WHAT YOU SHOULD DO.
Below are some records. Output the lines from the first one through the line that holds "y: [25, 23]", exactly as written, with no pictures.

MATERIAL.
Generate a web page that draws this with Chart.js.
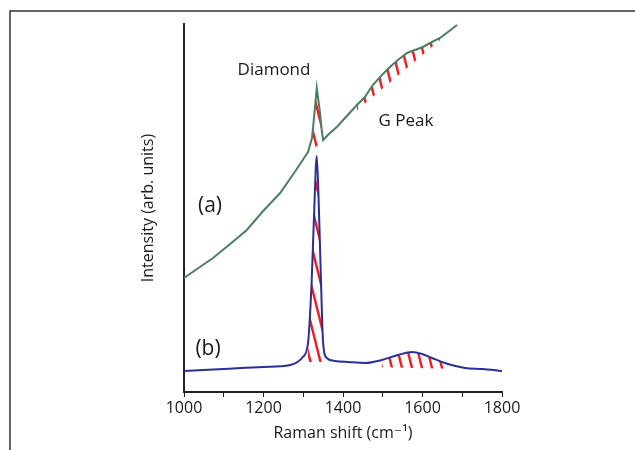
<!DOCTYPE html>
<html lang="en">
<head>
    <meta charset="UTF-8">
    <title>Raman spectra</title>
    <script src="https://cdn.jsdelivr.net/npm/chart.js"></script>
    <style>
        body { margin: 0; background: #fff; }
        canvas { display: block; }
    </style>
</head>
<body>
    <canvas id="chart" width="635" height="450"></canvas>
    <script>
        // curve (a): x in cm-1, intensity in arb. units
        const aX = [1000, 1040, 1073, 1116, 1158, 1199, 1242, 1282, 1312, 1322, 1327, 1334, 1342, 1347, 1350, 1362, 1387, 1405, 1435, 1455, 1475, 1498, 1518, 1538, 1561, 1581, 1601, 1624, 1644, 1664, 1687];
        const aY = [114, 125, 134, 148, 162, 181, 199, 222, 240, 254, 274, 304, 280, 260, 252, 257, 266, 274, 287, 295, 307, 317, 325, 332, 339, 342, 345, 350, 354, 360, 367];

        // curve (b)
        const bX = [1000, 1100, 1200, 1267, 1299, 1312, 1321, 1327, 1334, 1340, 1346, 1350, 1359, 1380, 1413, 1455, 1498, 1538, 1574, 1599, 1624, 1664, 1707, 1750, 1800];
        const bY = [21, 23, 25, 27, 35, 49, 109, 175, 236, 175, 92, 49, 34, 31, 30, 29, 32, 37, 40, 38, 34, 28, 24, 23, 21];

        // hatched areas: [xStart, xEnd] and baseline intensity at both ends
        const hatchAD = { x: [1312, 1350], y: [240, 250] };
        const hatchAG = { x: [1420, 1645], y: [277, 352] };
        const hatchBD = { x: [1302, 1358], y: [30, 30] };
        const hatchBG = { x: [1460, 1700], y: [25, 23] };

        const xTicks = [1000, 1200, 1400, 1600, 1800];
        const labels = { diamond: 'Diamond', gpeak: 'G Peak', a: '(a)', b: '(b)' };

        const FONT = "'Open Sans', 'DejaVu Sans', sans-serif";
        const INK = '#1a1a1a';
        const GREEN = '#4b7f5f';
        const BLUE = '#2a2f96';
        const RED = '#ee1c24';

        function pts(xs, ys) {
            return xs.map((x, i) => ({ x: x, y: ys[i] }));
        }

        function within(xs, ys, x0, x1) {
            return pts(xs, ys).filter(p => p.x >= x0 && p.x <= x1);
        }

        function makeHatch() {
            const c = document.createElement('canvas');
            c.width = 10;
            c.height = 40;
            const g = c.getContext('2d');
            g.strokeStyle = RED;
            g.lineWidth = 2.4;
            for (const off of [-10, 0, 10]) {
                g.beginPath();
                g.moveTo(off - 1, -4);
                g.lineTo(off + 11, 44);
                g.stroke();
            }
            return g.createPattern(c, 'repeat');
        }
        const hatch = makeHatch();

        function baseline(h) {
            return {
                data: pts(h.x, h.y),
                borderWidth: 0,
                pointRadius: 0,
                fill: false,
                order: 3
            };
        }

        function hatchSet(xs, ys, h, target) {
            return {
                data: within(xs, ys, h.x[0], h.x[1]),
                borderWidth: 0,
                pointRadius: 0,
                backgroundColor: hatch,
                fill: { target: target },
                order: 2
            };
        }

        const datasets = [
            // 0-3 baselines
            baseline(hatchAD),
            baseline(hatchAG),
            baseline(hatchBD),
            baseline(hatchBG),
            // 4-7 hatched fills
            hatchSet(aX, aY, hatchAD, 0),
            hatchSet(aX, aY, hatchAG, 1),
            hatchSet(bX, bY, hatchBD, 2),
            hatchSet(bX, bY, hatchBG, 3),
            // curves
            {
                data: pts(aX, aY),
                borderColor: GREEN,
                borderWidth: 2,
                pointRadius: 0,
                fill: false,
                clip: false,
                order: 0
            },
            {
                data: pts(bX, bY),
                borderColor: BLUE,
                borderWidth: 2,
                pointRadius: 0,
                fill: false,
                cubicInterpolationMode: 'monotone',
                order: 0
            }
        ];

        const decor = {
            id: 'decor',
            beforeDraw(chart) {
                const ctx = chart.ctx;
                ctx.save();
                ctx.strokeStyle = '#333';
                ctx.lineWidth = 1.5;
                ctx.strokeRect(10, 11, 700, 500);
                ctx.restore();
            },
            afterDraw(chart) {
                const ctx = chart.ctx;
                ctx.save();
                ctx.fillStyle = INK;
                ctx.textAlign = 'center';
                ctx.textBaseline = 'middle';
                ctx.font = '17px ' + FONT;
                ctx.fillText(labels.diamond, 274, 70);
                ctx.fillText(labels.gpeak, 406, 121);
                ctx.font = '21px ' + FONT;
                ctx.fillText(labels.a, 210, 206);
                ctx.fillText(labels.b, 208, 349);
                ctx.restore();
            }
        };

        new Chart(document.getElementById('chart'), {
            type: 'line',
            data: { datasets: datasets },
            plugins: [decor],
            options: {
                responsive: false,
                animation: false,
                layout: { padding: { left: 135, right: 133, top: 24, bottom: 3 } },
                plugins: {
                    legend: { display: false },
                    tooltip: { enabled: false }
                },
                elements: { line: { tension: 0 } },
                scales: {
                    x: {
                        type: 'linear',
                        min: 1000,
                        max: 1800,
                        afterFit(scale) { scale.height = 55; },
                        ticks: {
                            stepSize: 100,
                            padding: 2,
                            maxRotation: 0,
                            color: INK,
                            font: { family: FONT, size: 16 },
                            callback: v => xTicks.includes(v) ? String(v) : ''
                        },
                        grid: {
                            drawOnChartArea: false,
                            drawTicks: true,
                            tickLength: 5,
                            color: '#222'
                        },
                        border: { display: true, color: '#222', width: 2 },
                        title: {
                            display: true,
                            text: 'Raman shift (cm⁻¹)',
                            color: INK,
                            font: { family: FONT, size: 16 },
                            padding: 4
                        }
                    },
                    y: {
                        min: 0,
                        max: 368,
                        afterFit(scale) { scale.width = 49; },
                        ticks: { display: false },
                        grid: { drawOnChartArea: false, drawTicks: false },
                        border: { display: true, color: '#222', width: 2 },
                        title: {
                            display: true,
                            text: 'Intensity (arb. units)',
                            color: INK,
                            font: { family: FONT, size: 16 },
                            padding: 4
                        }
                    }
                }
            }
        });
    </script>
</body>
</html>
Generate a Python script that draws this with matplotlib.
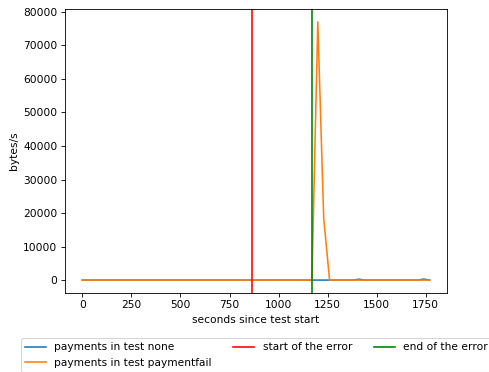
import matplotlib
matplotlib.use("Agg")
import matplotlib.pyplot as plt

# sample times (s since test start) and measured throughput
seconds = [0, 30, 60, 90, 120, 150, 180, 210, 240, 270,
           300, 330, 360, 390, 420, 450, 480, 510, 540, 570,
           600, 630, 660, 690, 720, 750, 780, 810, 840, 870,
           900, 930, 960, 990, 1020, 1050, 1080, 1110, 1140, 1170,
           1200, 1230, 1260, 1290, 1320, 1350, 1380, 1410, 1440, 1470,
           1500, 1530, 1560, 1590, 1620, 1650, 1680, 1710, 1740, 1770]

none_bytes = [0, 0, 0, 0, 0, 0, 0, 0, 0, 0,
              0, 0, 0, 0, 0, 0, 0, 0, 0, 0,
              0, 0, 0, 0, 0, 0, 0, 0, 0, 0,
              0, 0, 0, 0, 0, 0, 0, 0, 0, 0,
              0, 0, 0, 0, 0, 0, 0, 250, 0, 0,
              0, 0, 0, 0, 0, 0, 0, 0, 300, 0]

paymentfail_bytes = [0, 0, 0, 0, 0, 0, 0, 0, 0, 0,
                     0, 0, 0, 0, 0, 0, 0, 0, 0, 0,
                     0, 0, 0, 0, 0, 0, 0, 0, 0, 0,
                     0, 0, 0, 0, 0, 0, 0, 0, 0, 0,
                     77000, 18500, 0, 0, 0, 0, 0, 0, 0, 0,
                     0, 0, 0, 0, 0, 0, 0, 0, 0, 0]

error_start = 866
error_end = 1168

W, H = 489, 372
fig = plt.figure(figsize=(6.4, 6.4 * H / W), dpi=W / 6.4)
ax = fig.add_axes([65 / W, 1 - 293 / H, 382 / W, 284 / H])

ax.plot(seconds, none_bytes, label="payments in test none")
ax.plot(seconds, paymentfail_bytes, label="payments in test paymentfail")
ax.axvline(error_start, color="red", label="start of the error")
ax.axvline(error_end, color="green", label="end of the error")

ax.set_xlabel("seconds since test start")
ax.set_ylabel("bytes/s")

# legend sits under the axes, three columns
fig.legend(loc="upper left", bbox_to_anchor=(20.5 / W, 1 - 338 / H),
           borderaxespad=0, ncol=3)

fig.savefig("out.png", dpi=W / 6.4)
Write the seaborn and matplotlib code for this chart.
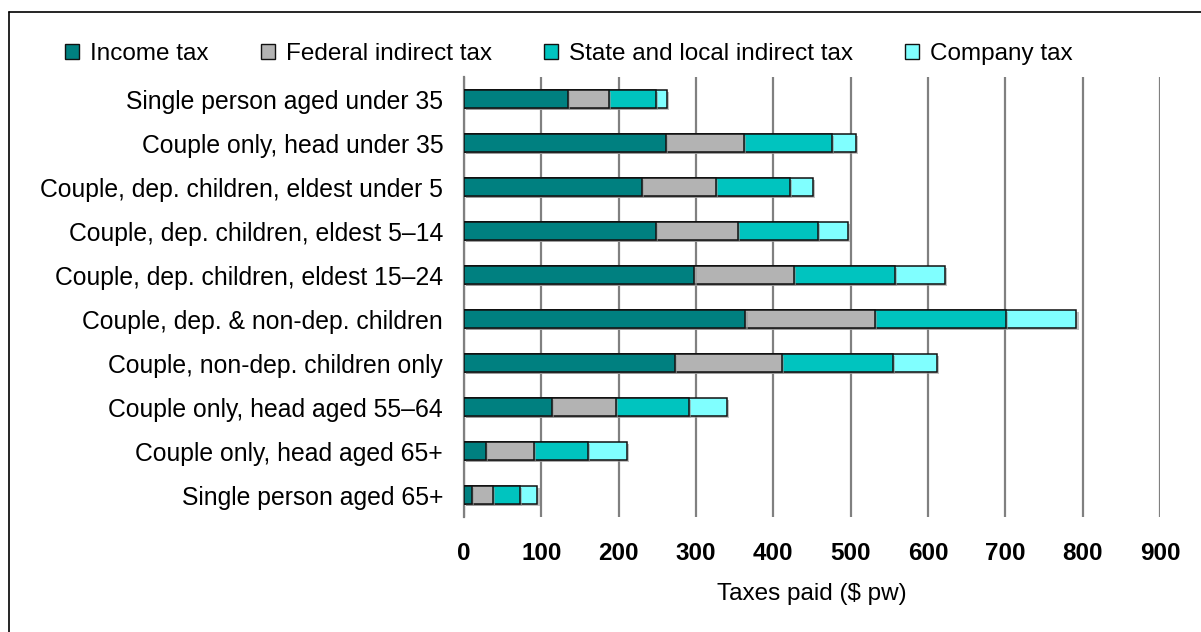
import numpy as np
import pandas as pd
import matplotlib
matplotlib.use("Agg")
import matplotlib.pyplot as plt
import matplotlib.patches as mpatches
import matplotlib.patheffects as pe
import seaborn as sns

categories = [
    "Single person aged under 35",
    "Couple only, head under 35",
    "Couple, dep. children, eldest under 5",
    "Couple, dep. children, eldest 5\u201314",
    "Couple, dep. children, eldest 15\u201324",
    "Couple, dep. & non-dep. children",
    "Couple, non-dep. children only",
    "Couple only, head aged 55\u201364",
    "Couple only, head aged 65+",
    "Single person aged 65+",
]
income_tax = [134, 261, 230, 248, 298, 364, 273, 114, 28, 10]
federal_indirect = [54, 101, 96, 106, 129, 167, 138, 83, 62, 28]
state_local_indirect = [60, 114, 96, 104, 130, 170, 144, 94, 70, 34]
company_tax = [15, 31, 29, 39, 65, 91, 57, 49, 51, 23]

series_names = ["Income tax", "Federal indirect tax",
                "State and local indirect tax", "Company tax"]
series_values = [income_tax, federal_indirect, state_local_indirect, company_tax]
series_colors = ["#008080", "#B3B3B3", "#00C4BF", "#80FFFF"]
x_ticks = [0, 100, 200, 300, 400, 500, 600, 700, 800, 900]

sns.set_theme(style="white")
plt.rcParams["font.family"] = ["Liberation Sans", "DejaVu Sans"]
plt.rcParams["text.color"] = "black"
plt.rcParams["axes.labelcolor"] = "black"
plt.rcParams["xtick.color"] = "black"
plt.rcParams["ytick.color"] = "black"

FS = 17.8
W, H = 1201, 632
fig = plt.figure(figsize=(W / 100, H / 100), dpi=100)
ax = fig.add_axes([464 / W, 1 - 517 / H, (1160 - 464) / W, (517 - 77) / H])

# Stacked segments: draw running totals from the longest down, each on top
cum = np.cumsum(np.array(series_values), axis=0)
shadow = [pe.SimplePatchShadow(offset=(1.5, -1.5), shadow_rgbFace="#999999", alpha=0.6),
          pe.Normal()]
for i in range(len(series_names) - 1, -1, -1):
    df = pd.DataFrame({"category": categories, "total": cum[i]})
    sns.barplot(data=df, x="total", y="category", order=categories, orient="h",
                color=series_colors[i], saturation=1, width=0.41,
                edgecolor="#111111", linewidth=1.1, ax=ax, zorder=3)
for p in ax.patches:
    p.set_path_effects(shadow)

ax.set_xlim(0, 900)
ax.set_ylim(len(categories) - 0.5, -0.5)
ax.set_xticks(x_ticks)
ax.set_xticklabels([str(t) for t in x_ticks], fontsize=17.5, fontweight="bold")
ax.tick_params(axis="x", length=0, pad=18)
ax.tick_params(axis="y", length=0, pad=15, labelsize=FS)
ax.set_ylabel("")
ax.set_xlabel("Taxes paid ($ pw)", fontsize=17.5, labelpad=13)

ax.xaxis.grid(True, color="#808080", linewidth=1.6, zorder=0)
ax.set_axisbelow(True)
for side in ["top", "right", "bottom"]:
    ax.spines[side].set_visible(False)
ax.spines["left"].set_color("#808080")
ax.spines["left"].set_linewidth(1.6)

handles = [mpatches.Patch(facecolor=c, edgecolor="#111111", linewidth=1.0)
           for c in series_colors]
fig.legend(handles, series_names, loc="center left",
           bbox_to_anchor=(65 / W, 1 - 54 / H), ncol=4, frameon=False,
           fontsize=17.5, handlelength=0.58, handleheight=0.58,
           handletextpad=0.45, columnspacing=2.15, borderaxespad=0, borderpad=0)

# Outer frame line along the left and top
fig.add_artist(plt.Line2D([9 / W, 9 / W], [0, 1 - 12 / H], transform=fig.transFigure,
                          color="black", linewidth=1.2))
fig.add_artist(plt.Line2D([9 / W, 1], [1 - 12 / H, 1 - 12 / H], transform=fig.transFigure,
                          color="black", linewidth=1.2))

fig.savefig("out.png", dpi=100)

TASK SOLUTION.
Generate a web page that draws this with Chart.js.
<!DOCTYPE html>
<html lang="en">
<head>
    <meta charset="UTF-8">
    <title>Raman spectra</title>
    <script src="https://cdn.jsdelivr.net/npm/chart.js"></script>
    <style>
        body { margin: 0; background: #fff; }
        canvas { display: block; }
    </style>
</head>
<body>
    <canvas id="chart" width="635" height="450"></canvas>
    <script>
        // curve (a): x in cm-1, intensity in arb. units
        const aX = [1000, 1040, 1073, 1116, 1158, 1199, 1242, 1282, 1312, 1322, 1327, 1334, 1342, 1347, 1350, 1362, 1387, 1405, 1435, 1455, 1475, 1498, 1518, 1538, 1561, 1581, 1601, 1624, 1644, 1664, 1687];
        const aY = [114, 125, 134, 148, 162, 181, 199, 222, 240, 254, 274, 304, 280, 260, 252, 257, 266, 274, 287, 295, 307, 317, 325, 332, 339, 342, 345, 350, 354, 360, 367];

        // curve (b)
        const bX = [1000, 1100, 1200, 1267, 1299, 1312, 1321, 1327, 1334, 1340, 1346, 1350, 1359, 1380, 1413, 1455, 1498, 1538, 1574, 1599, 1624, 1664, 1707, 1750, 1800];
        const bY = [21, 23, 25, 27, 35, 49, 109, 175, 236, 175, 92, 49, 34, 31, 30, 29, 32, 37, 40, 38, 34, 28, 24, 23, 21];

        // hatched areas: [xStart, xEnd] and baseline intensity at both ends
        const hatchAD = { x: [1312, 1350], y: [240, 250] };
        const hatchAG = { x: [1420, 1645], y: [277, 352] };
        const hatchBD = { x: [1302, 1358], y: [30, 30] };
        const hatchBG = { x: [1460, 1700], y: [25, 23] };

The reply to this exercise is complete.